経営者と法律家を初めとする皆さんとの時間をいただくことができました。一流の人と過ごす時間は学ぶことばかりで貴重な時間です。学問は大事ですが、それと共にマスターとも言える人との会話や仕事の進め方に学ぶことはたくさんあります。
物事を進めるには、現状を調査し問題点を把握し、それが解決できる方法を推理していきます。推理は想像ではなくてある程度確かな根拠に基づいて推理していきますから、安全で確実な道を見つけ出すことができます。経験は勿論のこと、経営や法律の知識だけではなくて建築やサービス業の運営などの知識も持ち合わせて、各方面から置かれた状況と将来性を推理していきます。事業の先行きの見通しも建築物と同じで、基礎をしっかりと固めてから進めると、地上階での揺らぎ押さえられます。
推理していく中で問題の所在を見つけ、それに対処する方法を探していく手順は見事です。方法を見つけることができたら、それを実行するために必要な金額に換算していきます。それが事業を進めるために必要なことで、投資するよりも必要な資金が多ければ決して関ることはしません。投資額よりも得られる利益の方が大きければ検討の余地があるのですが、そこに心も入っています。事業には人が関わりますから、問題の所在には関係のない人に迷惑を掛けないことを心掛けて、なるべくソフトランディングさせることを追及していきます。この手順の見事さは、他に探すことはできない経験と知識、そしてノウハウです。
事業は収益を上げることが命題で、収益を上げられない事業家は身体を縛られて自由を奪われているのに、それでも動かそうとバタバタさせているようなもので、何の影響力もありません。収益を上げて活動できると考えるべきものです。そのために必要な能力は計算力で、それも人が動くことによって必要な経費を即座に計算できる力です。そしてその事業規模は、業界の一般的な適正規模と比較して大きいのか小さいのかで利益計算ができます。事業規模が小さければ利益はできませんし、大きすぎても経費が増大しますから、適正規模より少し大きなスケールを持っていることや固定費が抑えられていることなども事業を計る際の目安となります。
一流同士の高い水準の議論の傍にいるだけで勉強になります。現状把握とどう進めたら利益が出せるかの推理、そして必要な資金の計算とスピード感を持って関る場合の期限を決めることが流れの中で必要です。この流れが滞ると関っても誰も得になることはありませんから参入しないことです。

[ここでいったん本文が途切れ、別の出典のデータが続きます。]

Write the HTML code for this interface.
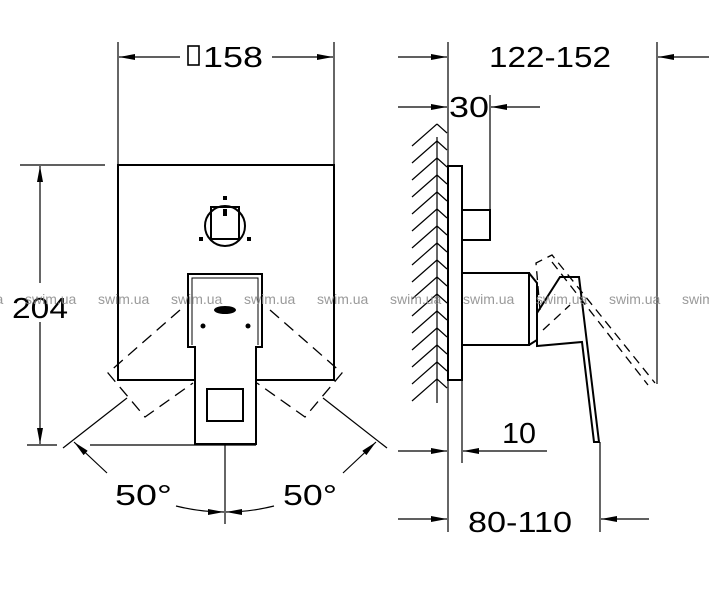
<!DOCTYPE html>
<html><head><meta charset="utf-8"><style>
html,body{margin:0;padding:0;background:#fff;}
svg{display:block;}
text{font-family:"Liberation Sans Narrow","Liberation Sans",sans-serif;}
</style></head><body>
<svg width="709" height="600" viewBox="0 0 709 600" xmlns="http://www.w3.org/2000/svg">
<defs>
<marker id="a" viewBox="0 0 16 6" refX="16" refY="3" markerWidth="16" markerHeight="6" markerUnits="userSpaceOnUse" orient="auto"><path d="M0,0 L16,3 L0,6 Z" fill="#000"/></marker>
</defs>
<g stroke="#000" fill="none" stroke-width="1.2">
<!-- top 158 dim -->
<line x1="118" y1="42" x2="118" y2="165"/>
<line x1="334" y1="42" x2="334" y2="165"/>
<line x1="180" y1="57" x2="119" y2="57" marker-end="url(#a)"/>
<line x1="272" y1="57" x2="333" y2="57" marker-end="url(#a)"/>
<!-- left 204 dim -->
<line x1="20" y1="165" x2="105" y2="165"/>
<line x1="27" y1="445" x2="57" y2="445"/>
<line x1="90" y1="445" x2="256" y2="445"/>
<line x1="40" y1="283" x2="40" y2="166" marker-end="url(#a)"/>
<line x1="40" y1="322" x2="40" y2="444" marker-end="url(#a)"/>
<!-- rays -->
<line x1="63" y1="448" x2="127" y2="398"/>
<line x1="387" y1="448" x2="323" y2="398"/>
<line x1="107" y1="473" x2="74" y2="442" marker-end="url(#a)"/>
<line x1="343" y1="473" x2="376" y2="442" marker-end="url(#a)"/>
<line x1="225" y1="445" x2="225" y2="524"/>
<path d="M176,506 Q200,512 224,512" marker-end="url(#a)"/>
<path d="M274,506 Q250,512 226,512" marker-end="url(#a)"/>
</g>
<g stroke="#000" fill="none" stroke-width="2">
<rect x="118" y="165" width="216" height="215"/>
<circle cx="225" cy="226" r="20"/>
<rect x="211" y="207" width="28" height="32"/>
<path d="M188,347 V274 H262 V347 H256 V444 H195 V347 Z" fill="#fff"/>
<path d="M192,345 V278 H258 V345" stroke-width="1"/>
<rect x="207" y="389" width="36" height="32"/>
</g>
<g fill="#000">
<rect x="223" y="196" width="4" height="4"/><rect x="223" y="209" width="4" height="7"/>
<rect x="199" y="237" width="4" height="4"/><rect x="247" y="237" width="4" height="4"/>
<ellipse cx="225" cy="310" rx="11" ry="4"/>
<circle cx="203" cy="326" r="2.5"/><circle cx="248" cy="326" r="2.5"/>
</g>
<g stroke="#000" fill="none" stroke-width="1.3" stroke-dasharray="12,7">
<path d="M180,310 L108,373 L145,417 L193,383"/>
<path d="M270,310 L342,373 L305,417 L257,383"/>
</g>
<!-- right view dims -->
<g stroke="#000" fill="none" stroke-width="1.2">
<line x1="448" y1="42" x2="448" y2="532"/>
<line x1="657" y1="42" x2="657" y2="384"/>
<line x1="398" y1="57" x2="447" y2="57" marker-end="url(#a)"/>
<line x1="709" y1="57" x2="658" y2="57" marker-end="url(#a)"/>
<line x1="490" y1="95" x2="490" y2="210"/>
<line x1="398" y1="107" x2="447" y2="107" marker-end="url(#a)"/>
<line x1="540" y1="107" x2="491" y2="107" marker-end="url(#a)"/>
<line x1="462" y1="380" x2="462" y2="463"/>
<line x1="398" y1="451" x2="447" y2="451" marker-end="url(#a)"/>
<line x1="547" y1="451" x2="463" y2="451" marker-end="url(#a)"/>
<line x1="600" y1="442" x2="600" y2="532"/>
<line x1="398" y1="519" x2="447" y2="519" marker-end="url(#a)"/>
<line x1="649" y1="519" x2="601" y2="519" marker-end="url(#a)"/>
<path d="M412,146 l25,-22 M412,163 l25,-22 M412,180 l25,-22 M412,197 l25,-22 M412,214 l25,-22 M412,231 l25,-22 M412,248 l25,-22 M412,265 l25,-22 M412,282 l25,-22 M412,299 l25,-22 M412,316 l25,-22 M412,333 l25,-22 M412,350 l25,-22 M412,367 l25,-22 M412,384 l25,-22 M412,401 l25,-22"/>
<path d="M437,124 l10,9 M437,141 l10,9 M437,158 l10,9 M437,175 l10,9 M437,192 l10,9 M437,209 l10,9 M437,226 l10,9 M437,243 l10,9 M437,260 l10,9 M437,277 l10,9 M437,294 l10,9 M437,311 l10,9 M437,328 l10,9 M437,345 l10,9 M437,362 l10,9 M437,379 l10,9"/>
<line x1="437" y1="137" x2="437" y2="403"/>
</g>
<g stroke="#000" fill="none" stroke-width="2">
<rect x="448" y="166" width="14" height="214"/>
<rect x="462" y="210" width="28" height="30"/>
<path d="M462,273 H529 V345 H462"/>
<path d="M529,273 L537,283 L537,340 L529,345"/>
<path d="M537,346 L537,313 L560,277 L579,277 L599,442 L594,442 L582,342 Z" fill="#fff"/>
</g>
<g stroke="#000" fill="none" stroke-width="1.3" stroke-dasharray="9,6">
<path d="M540,310 L536,263 L552,255 L655,383"/>
<path d="M552,262 L648,385"/>
<path d="M543,330 L556,318 L570,305"/>
</g>
<!-- labels -->
<g font-size="29" fill="#000">
<rect x="188" y="46" width="11" height="19" fill="none" stroke="#000" stroke-width="1.6"/>
<text x="203" y="67" textLength="60" lengthAdjust="spacingAndGlyphs">158</text>
<text x="489" y="67" textLength="122" lengthAdjust="spacingAndGlyphs">122-152</text>
<text x="449" y="117" textLength="40" lengthAdjust="spacingAndGlyphs">30</text>
<text x="12" y="318" textLength="56" lengthAdjust="spacingAndGlyphs">204</text>
<text x="115" y="505" textLength="57" lengthAdjust="spacingAndGlyphs">50°</text>
<text x="283" y="505" textLength="54" lengthAdjust="spacingAndGlyphs">50°</text>
<text x="502" y="443" textLength="34" lengthAdjust="spacingAndGlyphs">10</text>
<text x="468" y="532" textLength="104" lengthAdjust="spacingAndGlyphs">80-110</text>
</g>
<g font-size="14" fill="#888" fill-opacity="0.85" style="font-family:'Liberation Sans',sans-serif">
<text x="-48" y="304">swim.ua</text><text x="25" y="304">swim.ua</text><text x="98" y="304">swim.ua</text><text x="171" y="304">swim.ua</text><text x="244" y="304">swim.ua</text><text x="317" y="304">swim.ua</text><text x="390" y="304">swim.ua</text><text x="463" y="304">swim.ua</text><text x="536" y="304">swim.ua</text><text x="609" y="304">swim.ua</text><text x="682" y="304">swim.ua</text>
</g>
</svg>
</body></html>
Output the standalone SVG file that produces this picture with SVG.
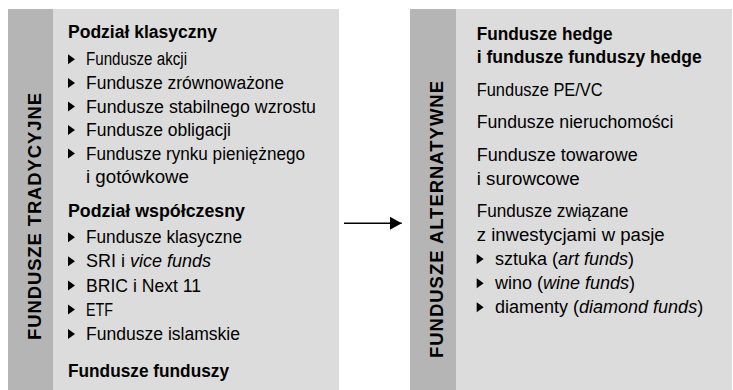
<svg xmlns="http://www.w3.org/2000/svg" width="733" height="390" viewBox="0 0 733 390">
<style>
.panel{fill:#dcdcdc}
.strip{fill:#b5b5b5}
text{font-family:"Liberation Sans",Arial,sans-serif;font-size:18px;fill:#000}
.b{font-weight:bold}
.v{font-weight:bold;font-size:18.5px;text-anchor:middle}
.i{font-style:italic}
.con{stroke:#000;stroke-width:1.4;fill:none}
</style>
<defs>
<path id="tri" d="M0,-5 L7,0 L0,5Z" fill="#000"/>
<marker id="ah" markerWidth="12" markerHeight="13" refX="11.7" refY="6.5" orient="auto" markerUnits="userSpaceOnUse">
<path d="M0,0 L11.7,6.5 L0,13Z" fill="#000"/>
</marker>
</defs>

<g id="node-tradycyjne">
<rect class="panel" x="8" y="9" width="331" height="381"/>
<rect class="strip" x="8" y="9" width="45" height="381"/>
<text class="v" transform="translate(41,216.5) rotate(-90)" textLength="247" lengthAdjust="spacing">FUNDUSZE TRADYCYJNE</text>
<text class="b" x="68" y="37.5" textLength="149" lengthAdjust="spacingAndGlyphs">Podział klasyczny</text>
<use href="#tri" x="68" y="59.3"/>
<text x="86" y="65.3" textLength="101" lengthAdjust="spacingAndGlyphs">Fundusze akcji</text>
<use href="#tri" x="68" y="83"/>
<text x="86" y="89" textLength="198" lengthAdjust="spacingAndGlyphs">Fundusze zrównoważone</text>
<use href="#tri" x="68" y="106.5"/>
<text x="86" y="112.5" textLength="230" lengthAdjust="spacingAndGlyphs">Fundusze stabilnego wzrostu</text>
<use href="#tri" x="68" y="130"/>
<text x="86" y="136" textLength="145" lengthAdjust="spacingAndGlyphs">Fundusze obligacji</text>
<use href="#tri" x="68" y="153.5"/>
<text x="86" y="159.5" textLength="219" lengthAdjust="spacingAndGlyphs">Fundusze rynku pieniężnego</text>
<text x="86" y="183" textLength="103" lengthAdjust="spacingAndGlyphs">i gotówkowe</text>
<text class="b" x="68" y="217" textLength="177" lengthAdjust="spacingAndGlyphs">Podział współczesny</text>
<use href="#tri" x="68" y="237.3"/>
<text x="86" y="243.3" textLength="156" lengthAdjust="spacingAndGlyphs">Fundusze klasyczne</text>
<use href="#tri" x="68" y="261.3"/>
<text x="86" y="267.3">SRI i <tspan class="i">vice funds</tspan></text>
<use href="#tri" x="68" y="285.5"/>
<text x="86" y="291.5" textLength="115" lengthAdjust="spacingAndGlyphs">BRIC i Next 11</text>
<use href="#tri" x="68" y="309.5"/>
<text x="86" y="315.5" textLength="27" lengthAdjust="spacingAndGlyphs">ETF</text>
<use href="#tri" x="68" y="334"/>
<text x="86" y="340" textLength="154" lengthAdjust="spacingAndGlyphs">Fundusze islamskie</text>
<text class="b" x="68" y="377" textLength="161" lengthAdjust="spacingAndGlyphs">Fundusze funduszy</text>
</g>

<g id="node-alternatywne">
<rect class="panel" x="410" y="9" width="322" height="381"/>
<rect class="strip" x="410" y="9" width="46" height="381"/>
<text class="v" transform="translate(443,219.5) rotate(-90)" textLength="277" lengthAdjust="spacing">FUNDUSZE ALTERNATYWNE</text>
<text class="b" x="476.7" y="40" textLength="136" lengthAdjust="spacingAndGlyphs">Fundusze hedge</text>
<text class="b" x="476.7" y="63.3" textLength="225" lengthAdjust="spacingAndGlyphs">i fundusze funduszy hedge</text>
<text x="476.7" y="96" textLength="126" lengthAdjust="spacingAndGlyphs">Fundusze PE/VC</text>
<text x="476.7" y="128.3" textLength="196.7" lengthAdjust="spacingAndGlyphs">Fundusze nieruchomości</text>
<text x="476.7" y="160.7" textLength="161" lengthAdjust="spacingAndGlyphs">Fundusze towarowe</text>
<text x="476.7" y="185" textLength="103" lengthAdjust="spacingAndGlyphs">i surowcowe</text>
<text x="476.7" y="216.7" textLength="151.7" lengthAdjust="spacingAndGlyphs">Fundusze związane</text>
<text x="476.7" y="240.7" textLength="188" lengthAdjust="spacingAndGlyphs">z inwestycjami w pasje</text>
<use href="#tri" x="476.7" y="259"/>
<text x="495" y="265">sztuka (<tspan class="i">art funds</tspan>)</text>
<use href="#tri" x="476.7" y="283.3"/>
<text x="495" y="289.3">wino (<tspan class="i">wine funds</tspan>)</text>
<use href="#tri" x="476.7" y="307.3"/>
<text x="495" y="313.3">diamenty (<tspan class="i">diamond funds</tspan>)</text>
</g>

<g id="connectors">
<line class="con" x1="344" y1="223.3" x2="401.7" y2="223.3" marker-end="url(#ah)"/>
</g>
</svg>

もしこの流れができるなら検討の余地がでてきます。その場合は信頼できるメンバーとの協同作業になります。役割を決めてから、スピード感を持って仕事に着手するのです。現状のままでは事業が行き詰ると推理した場合、核心部分に入る前に必要な作業を行い、解決に向けての環境を整えてから一気に行動します。いきなり最終回を迎えた場合、どんな人が関っても解決することはできないのです。やはり物事には初回があり中盤があり、そして最終回があります。途中を割愛して、最終回だけで問題を解決できることはありません。早い段階からの相談や協力によって問題は解決できるのです。
最終回だけで問題を解決しようとすることは、サッカーで言うなら、ゴールキーパーだけが自陣の守りをしているようなものですから、どんな名キーパーがいても相手の攻撃を防ぐことはできません。ディフェンスと共にキーパーがいることで相手の攻撃から自陣を守りきれるのと同じです。
一流の人の先を見通す力はとても大きくて、見通す力のイメージとしては安全に、より遠くまで行ける、そして着地点が見えているような感覚です。見通せる力は大きな武器になります。